Non è solo il rapporto che le serve hanno nei confronti di Madame a essere morboso, ma anche quello che Madame ha nei confronti delle sue serve. Quando penso a Madame, mi viene sempre in mente un gatto che gioca col topo. Madame è un personaggio estremamente capace di manipolare. In qualche modo rappresenta tanti ideali come fascino e bellezza, ma sa anche rappresentarsi. Il meccanismo autoritario che Madame instaura con queste donne rientra in un rapporto a volte condito da una gentilezza apparente, da un’indifferenza, da un gioco paradossale.
E’ qualcosa di veramente geniale dal punto di vista drammaturgico. E’ un personaggio che deve “distruggere” tutto quello che avviene intorno per poi portare all’epilogo e al finale che ovviamente conosciamo, che è un finale estremamente drammatico e tragico. Io mi diverto molto a interpretare questo personaggio, perché c’è una parte involontariamente comica, paradossale, grottesca ed esilarante veramente bella da interpretare.
Riguardo a Madame, quello che potrei aggiungere è che se Claire e Solange, le due serve, sono ovviamente due schizofreniche che vivono quest’apparenza e questa finzione che poi diventa realtà, il personaggio di Madame è anche quello di una donna estremamente nevrotica, per cui sono tre “border line”, come le definirebbero oggi.
“Perché il regista Giovanni Anfuso ha definito questo spettacolo ‘una favola nera’?”
Perché chiaramente “Le serve” è un testo estremamente irreale. E’ dichiaratamente un gioco di teatro nel teatro. Per cui tutto quello che queste donne vivono potrebbe essere un’illusione della mente. La stessa Madame è probabilmente una proiezione della loro mente. Credo che la favola sia qualcosa di eterno e fuori dal tempo. Quindi le vicende di queste donne sono vicende che, se vogliamo, non hanno né un passato né un presente né tantomeno un futuro, proprio perché sono universali. Sono storie di alienazione, di alterazione, di ossessione, ma rappresentano anche la vita di tutti i giorni.

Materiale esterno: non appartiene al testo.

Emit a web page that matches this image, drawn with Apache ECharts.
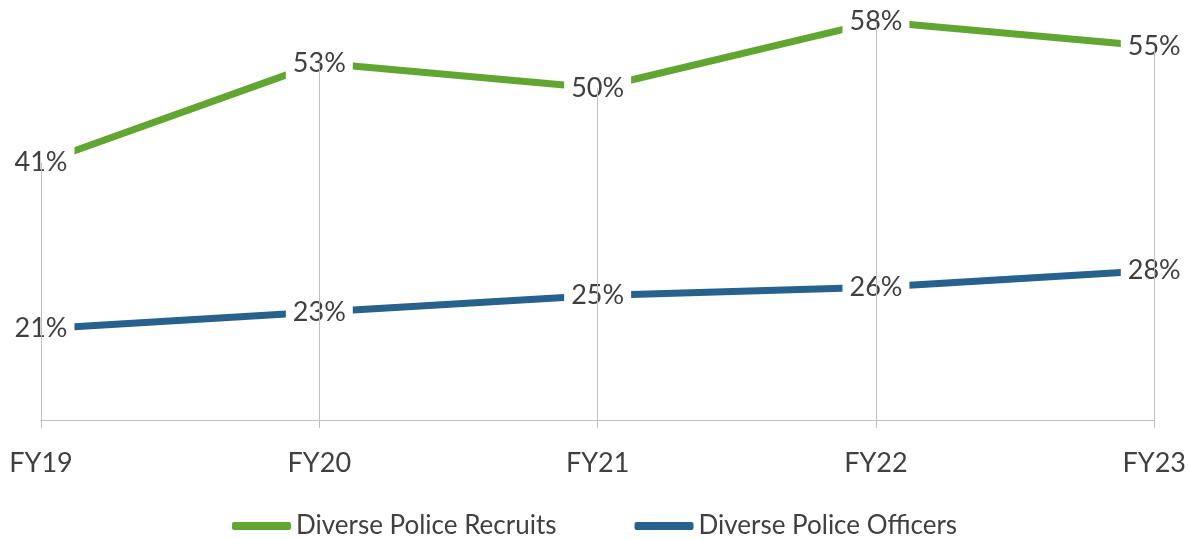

“Le serve” comprende, riassume e abbraccia tutti questi sentimenti che in realtà poi albergano quotidianamente nell’animo umano, in ciascuno di noi: la competizione, la rivalsa, la frustrazione, l’invidia, il dolore, l’impotenza, l’impossibilità di essere altro da ciò che si è. Quindi credo che una favola sia proprio questo: una favola, nel bene o nel male, racchiude una condizione universale.
“E’ giusto dire che in questo spettacolo vengono messi in risalto tutti i lati più negativi del genere umano?”
Sì, ma anche quelli grotteschi e le fragilità. Non viene tirato fuori solo il “nero” . Vengono ovviamente rappresentati rapporti esasperati, perchè chiaramente Genet racconta questo. Però anche semplicemente rapporti. Per questo credo che ognuno di noi possa ritrovare qualcosa. Il pubblico che viene a vedere lo spettacolo alla fine mi dice: “Ma sai che a un certo punto quando Madame dice quella frase, io avrei detto veramente la stessa cosa? Anch’io provo le stesse pulsioni di impotenza, di invidia e subisco il potere di qualcuno. Oppure metto in atto una mia autorità ai danni di qualcun altro”. Queste cose mi sono state dette spesso. Quindi significa che questi sentimenti sono anche, se vogliamo, in gran parte universali.